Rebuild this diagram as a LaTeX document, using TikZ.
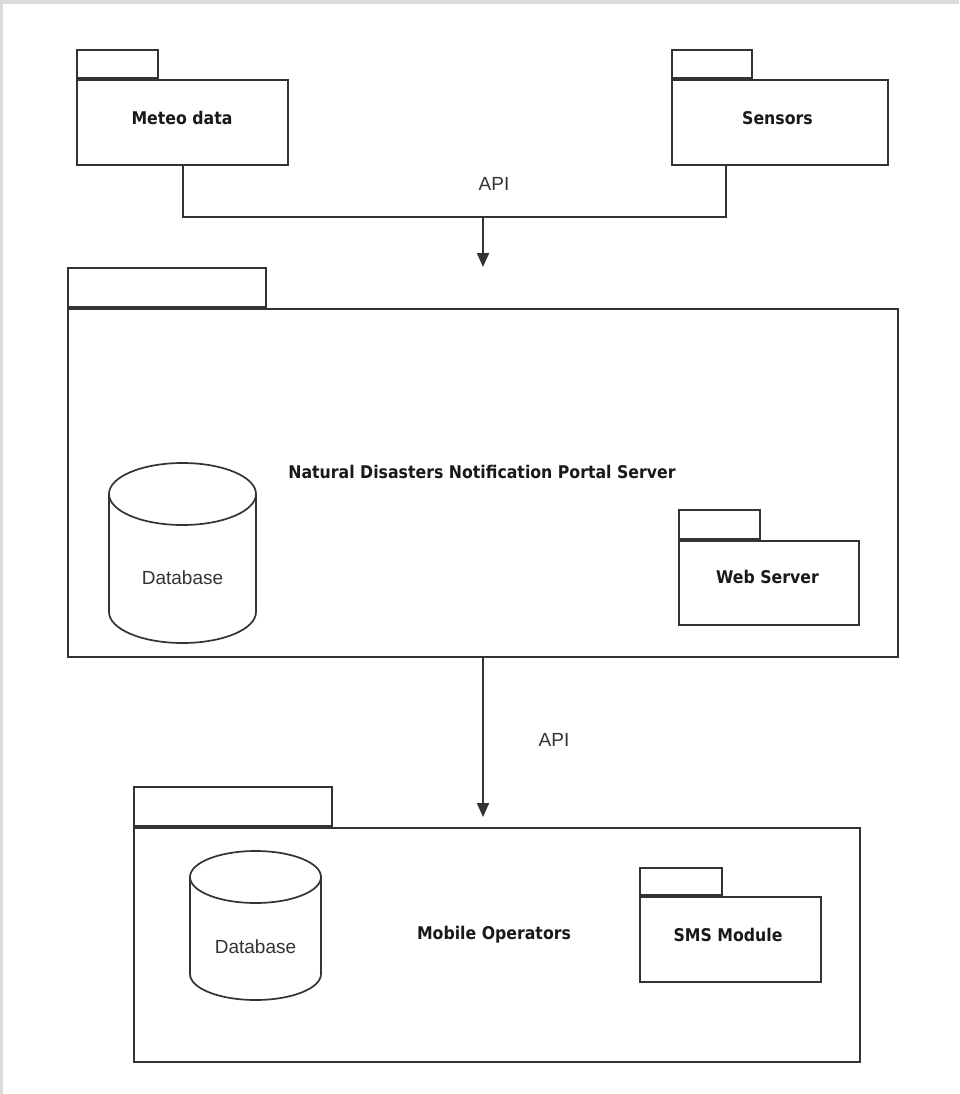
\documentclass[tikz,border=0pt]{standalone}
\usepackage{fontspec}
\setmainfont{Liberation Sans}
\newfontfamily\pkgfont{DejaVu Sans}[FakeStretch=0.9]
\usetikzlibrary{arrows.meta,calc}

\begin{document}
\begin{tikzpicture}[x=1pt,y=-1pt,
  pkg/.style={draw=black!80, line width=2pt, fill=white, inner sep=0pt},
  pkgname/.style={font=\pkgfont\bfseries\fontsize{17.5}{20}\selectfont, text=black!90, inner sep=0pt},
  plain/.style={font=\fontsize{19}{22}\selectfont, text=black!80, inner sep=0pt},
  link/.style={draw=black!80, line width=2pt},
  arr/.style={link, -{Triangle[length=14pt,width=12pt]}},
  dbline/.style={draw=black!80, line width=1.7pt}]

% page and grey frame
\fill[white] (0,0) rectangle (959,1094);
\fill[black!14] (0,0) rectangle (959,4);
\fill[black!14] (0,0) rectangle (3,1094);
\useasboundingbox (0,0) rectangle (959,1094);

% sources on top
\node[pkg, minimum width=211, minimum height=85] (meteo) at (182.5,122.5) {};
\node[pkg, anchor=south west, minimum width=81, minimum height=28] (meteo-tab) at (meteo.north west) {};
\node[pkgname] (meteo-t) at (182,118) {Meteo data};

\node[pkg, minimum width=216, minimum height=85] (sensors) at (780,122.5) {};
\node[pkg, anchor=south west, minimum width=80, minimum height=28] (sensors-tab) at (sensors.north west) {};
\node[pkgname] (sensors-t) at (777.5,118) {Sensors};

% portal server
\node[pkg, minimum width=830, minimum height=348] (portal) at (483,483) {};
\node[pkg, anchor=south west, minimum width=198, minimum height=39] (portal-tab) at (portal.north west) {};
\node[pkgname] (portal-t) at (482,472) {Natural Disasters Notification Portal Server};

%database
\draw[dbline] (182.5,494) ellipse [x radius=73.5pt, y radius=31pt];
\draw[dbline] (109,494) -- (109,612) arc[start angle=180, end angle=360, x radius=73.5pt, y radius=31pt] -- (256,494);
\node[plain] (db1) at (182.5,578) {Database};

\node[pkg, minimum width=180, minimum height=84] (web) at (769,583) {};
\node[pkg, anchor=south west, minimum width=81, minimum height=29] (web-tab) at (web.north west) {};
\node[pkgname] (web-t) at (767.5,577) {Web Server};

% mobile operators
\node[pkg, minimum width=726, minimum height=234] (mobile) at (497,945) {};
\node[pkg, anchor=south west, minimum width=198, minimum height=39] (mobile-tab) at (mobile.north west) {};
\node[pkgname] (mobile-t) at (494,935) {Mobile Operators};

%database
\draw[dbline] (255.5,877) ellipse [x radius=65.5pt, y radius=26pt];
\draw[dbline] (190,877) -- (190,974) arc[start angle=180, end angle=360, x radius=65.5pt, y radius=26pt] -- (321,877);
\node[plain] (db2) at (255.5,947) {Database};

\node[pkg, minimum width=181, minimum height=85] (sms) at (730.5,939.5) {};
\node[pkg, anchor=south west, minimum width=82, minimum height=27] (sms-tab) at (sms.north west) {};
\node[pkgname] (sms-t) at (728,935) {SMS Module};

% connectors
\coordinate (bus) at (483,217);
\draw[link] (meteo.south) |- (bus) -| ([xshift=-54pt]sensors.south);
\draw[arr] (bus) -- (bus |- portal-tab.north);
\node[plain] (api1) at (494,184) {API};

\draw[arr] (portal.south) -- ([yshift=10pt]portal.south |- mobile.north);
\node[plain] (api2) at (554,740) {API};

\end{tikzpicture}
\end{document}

____________________

Short task: Pictures stay out. Repeat only the lines from the beginning of the data through the line that has "(portal-t) at (482,472)".

Result below:
Rebuild this diagram as a LaTeX document, using TikZ.
\documentclass[tikz,border=0pt]{standalone}
\usepackage{fontspec}
\setmainfont{Liberation Sans}
\newfontfamily\pkgfont{DejaVu Sans}[FakeStretch=0.9]
\usetikzlibrary{arrows.meta,calc}

\begin{document}
\begin{tikzpicture}[x=1pt,y=-1pt,
  pkg/.style={draw=black!80, line width=2pt, fill=white, inner sep=0pt},
  pkgname/.style={font=\pkgfont\bfseries\fontsize{17.5}{20}\selectfont, text=black!90, inner sep=0pt},
  plain/.style={font=\fontsize{19}{22}\selectfont, text=black!80, inner sep=0pt},
  link/.style={draw=black!80, line width=2pt},
  arr/.style={link, -{Triangle[length=14pt,width=12pt]}},
  dbline/.style={draw=black!80, line width=1.7pt}]

% page and grey frame
\fill[white] (0,0) rectangle (959,1094);
\fill[black!14] (0,0) rectangle (959,4);
\fill[black!14] (0,0) rectangle (3,1094);
\useasboundingbox (0,0) rectangle (959,1094);

% sources on top
\node[pkg, minimum width=211, minimum height=85] (meteo) at (182.5,122.5) {};
\node[pkg, anchor=south west, minimum width=81, minimum height=28] (meteo-tab) at (meteo.north west) {};
\node[pkgname] (meteo-t) at (182,118) {Meteo data};

\node[pkg, minimum width=216, minimum height=85] (sensors) at (780,122.5) {};
\node[pkg, anchor=south west, minimum width=80, minimum height=28] (sensors-tab) at (sensors.north west) {};
\node[pkgname] (sensors-t) at (777.5,118) {Sensors};

% portal server
\node[pkg, minimum width=830, minimum height=348] (portal) at (483,483) {};
\node[pkg, anchor=south west, minimum width=198, minimum height=39] (portal-tab) at (portal.north west) {};
\node[pkgname] (portal-t) at (482,472) {Natural Disasters Notification Portal Server};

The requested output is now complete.